Write out all the lines again, precisely as they stand, but without the images.

====== Supplied data

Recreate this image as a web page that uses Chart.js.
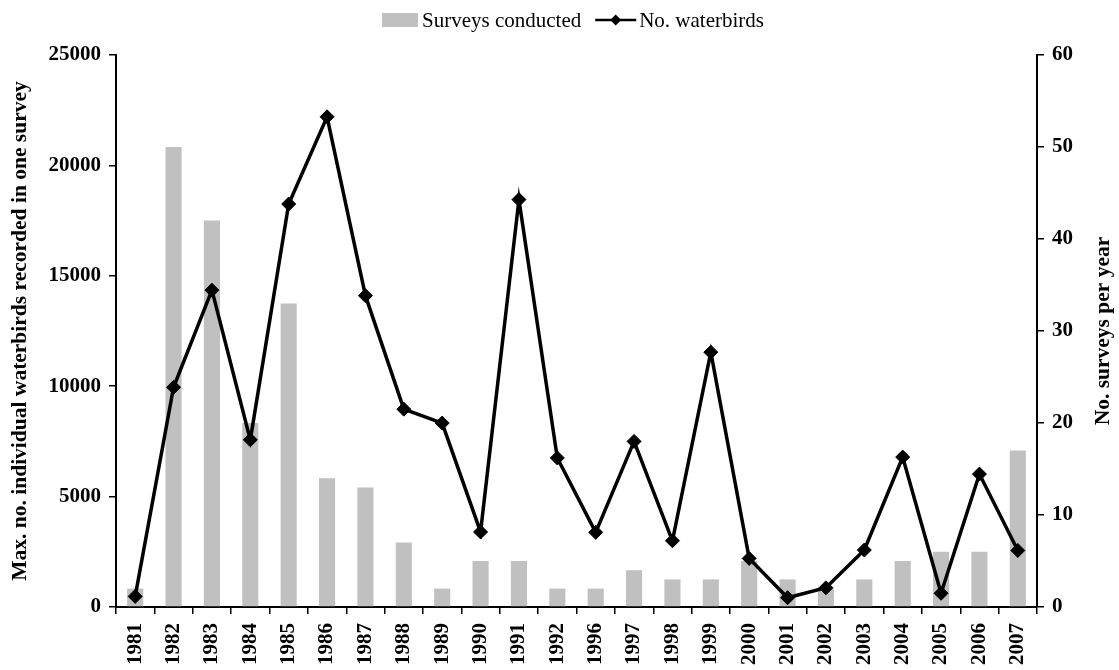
<!DOCTYPE html>
<html>
<head>
<meta charset="utf-8">
<script src="https://cdn.jsdelivr.net/npm/chart.js@4.4.1/dist/chart.umd.min.js"></script>
<style>
  html, body { margin: 0; padding: 0; background: #fff; }
  #wrap { width: 1119px; height: 670px; position: relative; }
</style>
</head>
<body>
<div id="wrap"><canvas id="waterbirdChart"></canvas></div>
<script>
const years = ['1981', '1982', '1983', '1984', '1985', '1986', '1987', '1988', '1989', '1990', '1991', '1992',
  '1996', '1997', '1998', '1999', '2000', '2001', '2002', '2003', '2004', '2005', '2006', '2007']
const surveysConducted = [2, 50, 42, 20, 33, 14, 13, 7, 2, 5, 5, 2, 2, 4, 3, 3, 5, 3, 2, 3, 5, 6, 6, 17]
const maxWaterbirds = [480, 9950, 14350, 7570, 18250, 22200, 14100, 8960, 8330, 3400, 18450, 6750,
  3380, 7500, 3000, 11540, 2200, 420, 870, 2580, 6790, 620, 6020, 2560]
const birdTicks = [0, 5000, 10000, 15000, 20000, 25000]
const surveyTicks = [0, 10, 20, 30, 40, 50, 60]

const serif = "'Liberation Serif', 'Times New Roman', serif"
const barGrey = '#c0c0c0'
const rightTitle = 'No. surveys per year'

// legend row across the top plus the right-hand axis title (reads bottom to top)
const extrasPlugin = {
  id: 'extras',
  afterDraw(chart) {
    const g = chart.ctx
    g.save()
    g.font = '21px ' + serif
    g.fillStyle = '#000'
    g.textBaseline = 'middle'
    g.textAlign = 'left'
    const t1 = 'Surveys conducted'
    const t2 = 'No. waterbirds'
    const w1 = g.measureText(t1).width
    const w2 = g.measureText(t2).width
    const total = 36 + 4 + w1 + 14 + 41 + 3 + w2
    let x = 573 - total / 2
    const cy = 20
    g.fillStyle = barGrey
    g.fillRect(x, 13, 36, 14)
    x += 40
    g.fillStyle = '#000'
    g.fillText(t1, x, cy + 1)
    x += w1 + 14
    g.strokeStyle = '#000'
    g.lineWidth = 2.5
    g.beginPath()
    g.moveTo(x, cy)
    g.lineTo(x + 41, cy)
    g.stroke()
    const mx = x + 20.5
    g.beginPath()
    g.moveTo(mx, cy - 5.5)
    g.lineTo(mx + 5.5, cy)
    g.lineTo(mx, cy + 5.5)
    g.lineTo(mx - 5.5, cy)
    g.closePath()
    g.fill()
    x += 44
    g.fillText(t2, x, cy + 1)

    const area = chart.chartArea
    g.font = 'bold 21.5px ' + serif
    g.textAlign = 'center'
    g.textBaseline = 'alphabetic'
    g.translate(1109, (area.top + area.bottom) / 2)
    g.rotate(-Math.PI / 2)
    g.fillText(rightTitle, 0, 0)
    g.restore()
  },
}

const axisGrid = { drawOnChartArea: false, drawTicks: true, tickLength: 7, color: '#000', lineWidth: 1.5 }
const axisBorder = { display: true, color: '#000', width: 2 }
const tickFont = { family: serif, size: 21, weight: 'bold' }

const ctx = document.getElementById('waterbirdChart').getContext('2d')
const chart = new Chart(ctx, {
  data: {
    labels: years,
    datasets: [
      {
        type: 'line',
        label: 'No. waterbirds',
        data: maxWaterbirds,
        yAxisID: 'y',
        borderColor: '#000',
        borderWidth: 3.5,
        pointStyle: 'rectRot',
        pointRadius: 7,
        pointBorderWidth: 1,
        pointBackgroundColor: '#000',
        pointBorderColor: '#000',
        tension: 0,
      },
      {
        type: 'bar',
        label: 'Surveys conducted',
        data: surveysConducted,
        yAxisID: 'y1',
        backgroundColor: barGrey,
        barPercentage: 0.42,
        categoryPercentage: 1.0,
      },
    ],
  },
  options: {
    responsive: true,
    maintainAspectRatio: false,
    animation: false,
    layout: { padding: { top: 55, left: 0, right: 0, bottom: 0 } },
    plugins: {
      tooltip: { enabled: false },
      legend: { display: false },
    },
    scales: {
      x: {
        type: 'category',
        offset: true,
        grid: { ...axisGrid, offset: true },
        border: axisBorder,
        ticks: {
          autoSkip: false,
          minRotation: 90,
          maxRotation: 90,
          padding: 9,
          color: '#000',
          font: tickFont,
        },
        afterFit: (s) => { s.height = 63 },
      },
      y: {
        position: 'left',
        min: 0,
        max: 25000,
        afterBuildTicks: (s) => { s.ticks = birdTicks.map((v) => ({ value: v })) },
        grid: axisGrid,
        border: axisBorder,
        ticks: {
          padding: 8,
          color: '#000',
          font: tickFont,
          callback: (v) => String(v),
        },
        title: {
          display: true,
          text: 'Max. no. individual waterbirds recorded in one survey',
          color: '#000',
          font: { family: serif, size: 21.5, weight: 'bold' },
          padding: { top: 8, bottom: 0 },
        },
        afterFit: (s) => { s.width = 116 },
      },
      y1: {
        position: 'right',
        min: 0,
        max: 60,
        afterBuildTicks: (s) => { s.ticks = surveyTicks.map((v) => ({ value: v })) },
        grid: axisGrid,
        border: axisBorder,
        ticks: {
          padding: 8,
          color: '#000',
          font: tickFont,
          callback: (v) => String(v),
        },
        afterFit: (s) => { s.width = 82 },
      },
    },
  },
  plugins: [extrasPlugin],
})
</script>
</body>
</html>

============

Completed task:
Recreate this image as a web page that uses Chart.js.
<!DOCTYPE html>
<html>
<head>
<meta charset="utf-8">
<script src="https://cdn.jsdelivr.net/npm/chart.js@4.4.1/dist/chart.umd.min.js"></script>
<style>
  html, body { margin: 0; padding: 0; background: #fff; }
  #wrap { width: 1119px; height: 670px; position: relative; }
</style>
</head>
<body>
<div id="wrap"><canvas id="waterbirdChart"></canvas></div>
<script>
const years = ['1981', '1982', '1983', '1984', '1985', '1986', '1987', '1988', '1989', '1990', '1991', '1992',
  '1996', '1997', '1998', '1999', '2000', '2001', '2002', '2003', '2004', '2005', '2006', '2007']
const surveysConducted = [2, 50, 42, 20, 33, 14, 13, 7, 2, 5, 5, 2, 2, 4, 3, 3, 5, 3, 2, 3, 5, 6, 6, 17]
const maxWaterbirds = [480, 9950, 14350, 7570, 18250, 22200, 14100, 8960, 8330, 3400, 18450, 6750,
  3380, 7500, 3000, 11540, 2200, 420, 870, 2580, 6790, 620, 6020, 2560]
const birdTicks = [0, 5000, 10000, 15000, 20000, 25000]
const surveyTicks = [0, 10, 20, 30, 40, 50, 60]

const serif = "'Liberation Serif', 'Times New Roman', serif"
const barGrey = '#c0c0c0'
const rightTitle = 'No. surveys per year'

// legend row across the top plus the right-hand axis title (reads bottom to top)
const extrasPlugin = {
  id: 'extras',
  afterDraw(chart) {
    const g = chart.ctx
    g.save()
    g.font = '21px ' + serif
    g.fillStyle = '#000'
    g.textBaseline = 'middle'
    g.textAlign = 'left'
    const t1 = 'Surveys conducted'
    const t2 = 'No. waterbirds'
    const w1 = g.measureText(t1).width
    const w2 = g.measureText(t2).width
    const total = 36 + 4 + w1 + 14 + 41 + 3 + w2
    let x = 573 - total / 2
    const cy = 20
    g.fillStyle = barGrey
    g.fillRect(x, 13, 36, 14)
    x += 40
    g.fillStyle = '#000'
    g.fillText(t1, x, cy + 1)
    x += w1 + 14
    g.strokeStyle = '#000'
    g.lineWidth = 2.5
    g.beginPath()
    g.moveTo(x, cy)
    g.lineTo(x + 41, cy)
    g.stroke()
    const mx = x + 20.5
    g.beginPath()
    g.moveTo(mx, cy - 5.5)
    g.lineTo(mx + 5.5, cy)
    g.lineTo(mx, cy + 5.5)
    g.lineTo(mx - 5.5, cy)
    g.closePath()
    g.fill()
    x += 44
    g.fillText(t2, x, cy + 1)

    const area = chart.chartArea
    g.font = 'bold 21.5px ' + serif
    g.textAlign = 'center'
    g.textBaseline = 'alphabetic'
    g.translate(1109, (area.top + area.bottom) / 2)
    g.rotate(-Math.PI / 2)
    g.fillText(rightTitle, 0, 0)
    g.restore()
  },
}

const axisGrid = { drawOnChartArea: false, drawTicks: true, tickLength: 7, color: '#000', lineWidth: 1.5 }
const axisBorder = { display: true, color: '#000', width: 2 }
const tickFont = { family: serif, size: 21, weight: 'bold' }

const ctx = document.getElementById('waterbirdChart').getContext('2d')
const chart = new Chart(ctx, {
  data: {
    labels: years,
    datasets: [
      {
        type: 'line',
        label: 'No. waterbirds',
        data: maxWaterbirds,
        yAxisID: 'y',
        borderColor: '#000',
        borderWidth: 3.5,
        pointStyle: 'rectRot',
        pointRadius: 7,
        pointBorderWidth: 1,
        pointBackgroundColor: '#000',
        pointBorderColor: '#000',
        tension: 0,
      },
      {
        type: 'bar',
        label: 'Surveys conducted',
        data: surveysConducted,
        yAxisID: 'y1',
        backgroundColor: barGrey,
        barPercentage: 0.42,
        categoryPercentage: 1.0,
      },
    ],
  },
  options: {
    responsive: true,
    maintainAspectRatio: false,
    animation: false,
    layout: { padding: { top: 55, left: 0, right: 0, bottom: 0 } },
    plugins: {
      tooltip: { enabled: false },
      legend: { display: false },
    },
    scales: {
      x: {
        type: 'category',
        offset: true,
        grid: { ...axisGrid, offset: true },
        border: axisBorder,
        ticks: {
          autoSkip: false,
          minRotation: 90,
          maxRotation: 90,
          padding: 9,
          color: '#000',
          font: tickFont,
        },
        afterFit: (s) => { s.height = 63 },
      },
      y: {
        position: 'left',
        min: 0,
        max: 25000,
        afterBuildTicks: (s) => { s.ticks = birdTicks.map((v) => ({ value: v })) },
        grid: axisGrid,
        border: axisBorder,
        ticks: {
          padding: 8,
          color: '#000',
          font: tickFont,
          callback: (v) => String(v),
        },
        title: {
          display: true,
          text: 'Max. no. individual waterbirds recorded in one survey',
          color: '#000',
          font: { family: serif, size: 21.5, weight: 'bold' },
          padding: { top: 8, bottom: 0 },
        },
        afterFit: (s) => { s.width = 116 },
      },
      y1: {
        position: 'right',
        min: 0,
        max: 60,
        afterBuildTicks: (s) => { s.ticks = surveyTicks.map((v) => ({ value: v })) },
        grid: axisGrid,
        border: axisBorder,
        ticks: {
          padding: 8,
          color: '#000',
          font: tickFont,
          callback: (v) => String(v),
        },
        afterFit: (s) => { s.width = 82 },
      },
    },
  },
  plugins: [extrasPlugin],
})
</script>
</body>
</html>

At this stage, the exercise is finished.